==== PROVIDED RECORDS
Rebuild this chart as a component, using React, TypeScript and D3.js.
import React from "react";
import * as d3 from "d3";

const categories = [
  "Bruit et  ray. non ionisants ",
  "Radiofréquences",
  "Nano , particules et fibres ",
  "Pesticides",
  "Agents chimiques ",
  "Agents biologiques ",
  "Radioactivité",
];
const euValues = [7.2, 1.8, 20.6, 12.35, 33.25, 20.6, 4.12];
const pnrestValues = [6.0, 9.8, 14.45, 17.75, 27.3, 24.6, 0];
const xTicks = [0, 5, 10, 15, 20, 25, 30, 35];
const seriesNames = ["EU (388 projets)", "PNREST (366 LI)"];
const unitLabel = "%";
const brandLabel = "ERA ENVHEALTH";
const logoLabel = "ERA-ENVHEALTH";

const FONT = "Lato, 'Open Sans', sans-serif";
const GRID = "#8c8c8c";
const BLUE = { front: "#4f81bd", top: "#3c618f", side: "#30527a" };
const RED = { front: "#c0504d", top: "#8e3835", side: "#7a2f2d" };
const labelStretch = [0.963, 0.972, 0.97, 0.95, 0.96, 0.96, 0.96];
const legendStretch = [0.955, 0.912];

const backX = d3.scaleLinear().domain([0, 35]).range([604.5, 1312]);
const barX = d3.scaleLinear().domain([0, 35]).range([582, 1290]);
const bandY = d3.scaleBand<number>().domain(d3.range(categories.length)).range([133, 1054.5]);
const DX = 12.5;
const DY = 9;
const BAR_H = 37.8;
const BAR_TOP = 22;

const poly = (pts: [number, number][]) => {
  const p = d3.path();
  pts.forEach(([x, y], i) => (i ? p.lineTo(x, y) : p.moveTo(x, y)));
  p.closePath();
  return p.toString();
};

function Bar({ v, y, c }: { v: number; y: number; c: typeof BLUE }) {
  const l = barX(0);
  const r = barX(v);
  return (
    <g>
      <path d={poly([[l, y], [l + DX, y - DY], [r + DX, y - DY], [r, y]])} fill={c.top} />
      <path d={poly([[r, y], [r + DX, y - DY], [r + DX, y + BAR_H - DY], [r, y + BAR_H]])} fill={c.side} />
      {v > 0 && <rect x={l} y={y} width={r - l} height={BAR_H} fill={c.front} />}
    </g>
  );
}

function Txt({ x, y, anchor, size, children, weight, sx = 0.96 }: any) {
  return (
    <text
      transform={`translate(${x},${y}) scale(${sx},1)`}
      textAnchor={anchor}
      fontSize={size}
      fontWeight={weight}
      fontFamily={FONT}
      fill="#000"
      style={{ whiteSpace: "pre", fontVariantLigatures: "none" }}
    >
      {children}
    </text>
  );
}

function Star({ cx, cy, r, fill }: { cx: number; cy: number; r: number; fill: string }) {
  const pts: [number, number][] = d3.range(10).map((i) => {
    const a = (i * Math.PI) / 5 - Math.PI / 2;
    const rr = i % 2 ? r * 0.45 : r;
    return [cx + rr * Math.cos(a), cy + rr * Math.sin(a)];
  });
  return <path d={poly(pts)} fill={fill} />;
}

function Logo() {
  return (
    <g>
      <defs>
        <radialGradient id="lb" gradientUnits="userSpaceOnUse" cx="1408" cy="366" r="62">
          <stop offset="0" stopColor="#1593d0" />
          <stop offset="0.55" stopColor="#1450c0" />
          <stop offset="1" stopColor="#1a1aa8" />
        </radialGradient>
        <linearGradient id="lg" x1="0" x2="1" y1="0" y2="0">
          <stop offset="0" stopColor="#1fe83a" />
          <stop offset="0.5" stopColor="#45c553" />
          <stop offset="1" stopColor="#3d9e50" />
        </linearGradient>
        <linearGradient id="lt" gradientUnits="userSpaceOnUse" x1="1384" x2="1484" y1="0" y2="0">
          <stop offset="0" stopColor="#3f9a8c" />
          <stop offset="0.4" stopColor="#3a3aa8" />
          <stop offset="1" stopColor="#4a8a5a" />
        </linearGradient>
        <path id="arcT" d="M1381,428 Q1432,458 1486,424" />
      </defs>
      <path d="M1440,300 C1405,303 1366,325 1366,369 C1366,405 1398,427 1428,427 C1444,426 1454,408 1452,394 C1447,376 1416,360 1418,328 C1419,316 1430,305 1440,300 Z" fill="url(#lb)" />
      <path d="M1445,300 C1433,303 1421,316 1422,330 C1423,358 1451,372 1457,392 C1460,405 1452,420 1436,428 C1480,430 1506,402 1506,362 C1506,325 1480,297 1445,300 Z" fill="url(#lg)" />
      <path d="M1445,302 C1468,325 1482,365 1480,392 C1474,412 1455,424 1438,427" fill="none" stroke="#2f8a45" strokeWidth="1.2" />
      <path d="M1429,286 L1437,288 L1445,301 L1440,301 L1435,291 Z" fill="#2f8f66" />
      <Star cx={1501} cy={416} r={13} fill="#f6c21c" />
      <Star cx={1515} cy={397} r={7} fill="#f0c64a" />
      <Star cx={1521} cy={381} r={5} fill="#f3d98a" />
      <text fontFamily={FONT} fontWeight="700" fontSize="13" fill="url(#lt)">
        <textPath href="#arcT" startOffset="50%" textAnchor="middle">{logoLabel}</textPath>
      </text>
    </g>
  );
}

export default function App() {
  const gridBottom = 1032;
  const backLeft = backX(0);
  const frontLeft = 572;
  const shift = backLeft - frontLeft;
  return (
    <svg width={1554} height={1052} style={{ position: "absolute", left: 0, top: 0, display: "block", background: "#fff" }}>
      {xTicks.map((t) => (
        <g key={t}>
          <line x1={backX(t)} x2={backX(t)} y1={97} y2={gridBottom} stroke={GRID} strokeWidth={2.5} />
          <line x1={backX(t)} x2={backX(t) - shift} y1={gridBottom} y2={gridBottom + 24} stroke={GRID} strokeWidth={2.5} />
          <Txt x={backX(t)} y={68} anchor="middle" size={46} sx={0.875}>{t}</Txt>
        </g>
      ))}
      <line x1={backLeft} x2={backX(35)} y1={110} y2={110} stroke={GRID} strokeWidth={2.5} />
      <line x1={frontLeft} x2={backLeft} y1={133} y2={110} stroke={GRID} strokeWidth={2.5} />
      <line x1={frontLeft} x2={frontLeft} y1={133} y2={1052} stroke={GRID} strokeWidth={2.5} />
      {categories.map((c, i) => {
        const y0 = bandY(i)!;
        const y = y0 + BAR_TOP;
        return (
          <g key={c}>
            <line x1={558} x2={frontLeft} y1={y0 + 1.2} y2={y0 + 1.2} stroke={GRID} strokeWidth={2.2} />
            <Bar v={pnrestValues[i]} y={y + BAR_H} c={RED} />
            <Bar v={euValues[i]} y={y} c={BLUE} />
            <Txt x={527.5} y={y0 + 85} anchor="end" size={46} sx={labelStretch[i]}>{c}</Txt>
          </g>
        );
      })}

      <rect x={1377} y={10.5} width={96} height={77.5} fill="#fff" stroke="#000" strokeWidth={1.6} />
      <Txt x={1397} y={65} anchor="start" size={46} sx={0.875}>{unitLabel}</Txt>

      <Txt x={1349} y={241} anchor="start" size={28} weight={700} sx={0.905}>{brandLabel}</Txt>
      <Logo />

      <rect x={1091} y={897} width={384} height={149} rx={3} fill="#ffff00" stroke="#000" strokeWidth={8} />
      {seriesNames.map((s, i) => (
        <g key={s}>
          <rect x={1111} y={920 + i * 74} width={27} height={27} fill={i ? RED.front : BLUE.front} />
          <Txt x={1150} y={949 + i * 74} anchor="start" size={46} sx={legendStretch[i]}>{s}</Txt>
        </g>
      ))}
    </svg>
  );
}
========
==== PROVIDED RECORDS
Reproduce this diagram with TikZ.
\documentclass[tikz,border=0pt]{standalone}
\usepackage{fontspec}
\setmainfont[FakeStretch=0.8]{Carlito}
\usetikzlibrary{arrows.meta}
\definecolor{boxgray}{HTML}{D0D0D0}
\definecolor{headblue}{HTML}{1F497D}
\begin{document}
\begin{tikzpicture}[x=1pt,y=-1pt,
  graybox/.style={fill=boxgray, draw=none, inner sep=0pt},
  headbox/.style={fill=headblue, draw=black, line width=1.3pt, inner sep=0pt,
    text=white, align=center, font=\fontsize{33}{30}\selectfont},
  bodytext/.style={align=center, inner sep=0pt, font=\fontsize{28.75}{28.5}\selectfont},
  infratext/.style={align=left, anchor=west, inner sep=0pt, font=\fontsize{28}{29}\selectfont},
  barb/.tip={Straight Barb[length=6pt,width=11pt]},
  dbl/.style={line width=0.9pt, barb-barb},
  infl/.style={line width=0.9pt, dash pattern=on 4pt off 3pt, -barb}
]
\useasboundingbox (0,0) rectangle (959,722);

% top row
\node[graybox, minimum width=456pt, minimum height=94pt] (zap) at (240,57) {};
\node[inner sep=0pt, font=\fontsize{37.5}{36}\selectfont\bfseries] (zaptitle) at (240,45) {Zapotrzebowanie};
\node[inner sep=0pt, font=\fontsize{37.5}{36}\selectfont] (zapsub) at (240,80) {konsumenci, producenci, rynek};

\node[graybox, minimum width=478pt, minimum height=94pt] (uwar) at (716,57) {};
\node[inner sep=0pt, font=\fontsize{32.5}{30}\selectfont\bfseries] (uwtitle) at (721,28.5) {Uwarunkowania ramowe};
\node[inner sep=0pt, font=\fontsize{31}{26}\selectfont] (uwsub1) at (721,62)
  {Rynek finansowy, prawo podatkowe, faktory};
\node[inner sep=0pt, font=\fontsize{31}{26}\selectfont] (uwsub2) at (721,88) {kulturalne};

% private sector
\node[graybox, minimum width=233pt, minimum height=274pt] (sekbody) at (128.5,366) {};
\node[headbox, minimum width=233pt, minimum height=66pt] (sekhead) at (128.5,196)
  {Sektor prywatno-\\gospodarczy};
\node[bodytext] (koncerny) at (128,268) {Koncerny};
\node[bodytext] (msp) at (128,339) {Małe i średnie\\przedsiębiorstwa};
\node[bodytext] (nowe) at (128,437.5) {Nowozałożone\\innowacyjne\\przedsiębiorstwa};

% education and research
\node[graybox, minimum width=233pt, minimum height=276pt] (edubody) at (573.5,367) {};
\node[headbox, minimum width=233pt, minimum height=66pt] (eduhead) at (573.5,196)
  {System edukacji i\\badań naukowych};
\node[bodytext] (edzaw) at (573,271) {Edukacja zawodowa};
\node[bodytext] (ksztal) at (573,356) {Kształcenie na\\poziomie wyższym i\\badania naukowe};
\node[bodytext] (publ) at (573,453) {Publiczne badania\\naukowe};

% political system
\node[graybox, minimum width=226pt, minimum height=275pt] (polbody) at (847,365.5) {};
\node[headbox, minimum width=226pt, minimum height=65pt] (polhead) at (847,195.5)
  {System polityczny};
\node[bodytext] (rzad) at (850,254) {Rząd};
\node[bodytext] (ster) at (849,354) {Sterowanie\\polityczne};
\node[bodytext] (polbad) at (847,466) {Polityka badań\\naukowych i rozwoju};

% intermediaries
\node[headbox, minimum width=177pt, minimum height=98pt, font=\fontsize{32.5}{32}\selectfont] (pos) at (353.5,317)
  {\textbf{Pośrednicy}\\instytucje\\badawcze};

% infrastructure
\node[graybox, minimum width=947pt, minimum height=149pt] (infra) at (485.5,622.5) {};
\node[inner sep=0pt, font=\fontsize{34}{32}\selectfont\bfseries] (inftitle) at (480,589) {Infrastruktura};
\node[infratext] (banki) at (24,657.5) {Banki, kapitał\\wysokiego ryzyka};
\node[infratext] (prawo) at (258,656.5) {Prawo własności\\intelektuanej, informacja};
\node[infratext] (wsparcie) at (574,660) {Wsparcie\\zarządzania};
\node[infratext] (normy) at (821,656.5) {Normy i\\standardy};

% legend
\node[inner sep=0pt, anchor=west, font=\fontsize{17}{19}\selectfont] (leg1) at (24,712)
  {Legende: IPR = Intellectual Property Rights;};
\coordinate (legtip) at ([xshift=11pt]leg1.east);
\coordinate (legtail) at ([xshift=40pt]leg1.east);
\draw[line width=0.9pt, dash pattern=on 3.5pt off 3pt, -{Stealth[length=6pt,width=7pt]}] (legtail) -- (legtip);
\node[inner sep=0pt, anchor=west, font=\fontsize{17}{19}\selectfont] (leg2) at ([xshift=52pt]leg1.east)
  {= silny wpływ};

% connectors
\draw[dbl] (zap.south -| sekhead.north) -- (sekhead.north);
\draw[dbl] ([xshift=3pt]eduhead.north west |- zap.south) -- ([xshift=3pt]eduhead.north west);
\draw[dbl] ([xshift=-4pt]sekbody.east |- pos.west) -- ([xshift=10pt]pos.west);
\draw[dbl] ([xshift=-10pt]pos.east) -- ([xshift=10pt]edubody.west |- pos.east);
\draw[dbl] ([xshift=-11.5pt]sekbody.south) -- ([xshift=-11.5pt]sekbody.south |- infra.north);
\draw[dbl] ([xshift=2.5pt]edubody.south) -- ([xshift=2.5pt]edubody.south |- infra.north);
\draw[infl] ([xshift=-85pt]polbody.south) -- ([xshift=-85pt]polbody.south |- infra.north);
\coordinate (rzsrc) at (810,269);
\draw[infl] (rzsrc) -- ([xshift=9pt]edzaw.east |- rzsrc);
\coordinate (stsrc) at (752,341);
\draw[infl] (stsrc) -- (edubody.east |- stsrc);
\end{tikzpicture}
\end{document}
========
TASK PROMPT: Copy out precisely the lines that begin at the line containing "Rebuild this chart" and end at the line containing "const legendStretch = [0.955, 0.912];", including both; write nothing else.

THE REPLY:
Rebuild this chart as a component, using React, TypeScript and D3.js.
import React from "react";
import * as d3 from "d3";

const categories = [
  "Bruit et  ray. non ionisants ",
  "Radiofréquences",
  "Nano , particules et fibres ",
  "Pesticides",
  "Agents chimiques ",
  "Agents biologiques ",
  "Radioactivité",
];
const euValues = [7.2, 1.8, 20.6, 12.35, 33.25, 20.6, 4.12];
const pnrestValues = [6.0, 9.8, 14.45, 17.75, 27.3, 24.6, 0];
const xTicks = [0, 5, 10, 15, 20, 25, 30, 35];
const seriesNames = ["EU (388 projets)", "PNREST (366 LI)"];
const unitLabel = "%";
const brandLabel = "ERA ENVHEALTH";
const logoLabel = "ERA-ENVHEALTH";

const FONT = "Lato, 'Open Sans', sans-serif";
const GRID = "#8c8c8c";
const BLUE = { front: "#4f81bd", top: "#3c618f", side: "#30527a" };
const RED = { front: "#c0504d", top: "#8e3835", side: "#7a2f2d" };
const labelStretch = [0.963, 0.972, 0.97, 0.95, 0.96, 0.96, 0.96];
const legendStretch = [0.955, 0.912];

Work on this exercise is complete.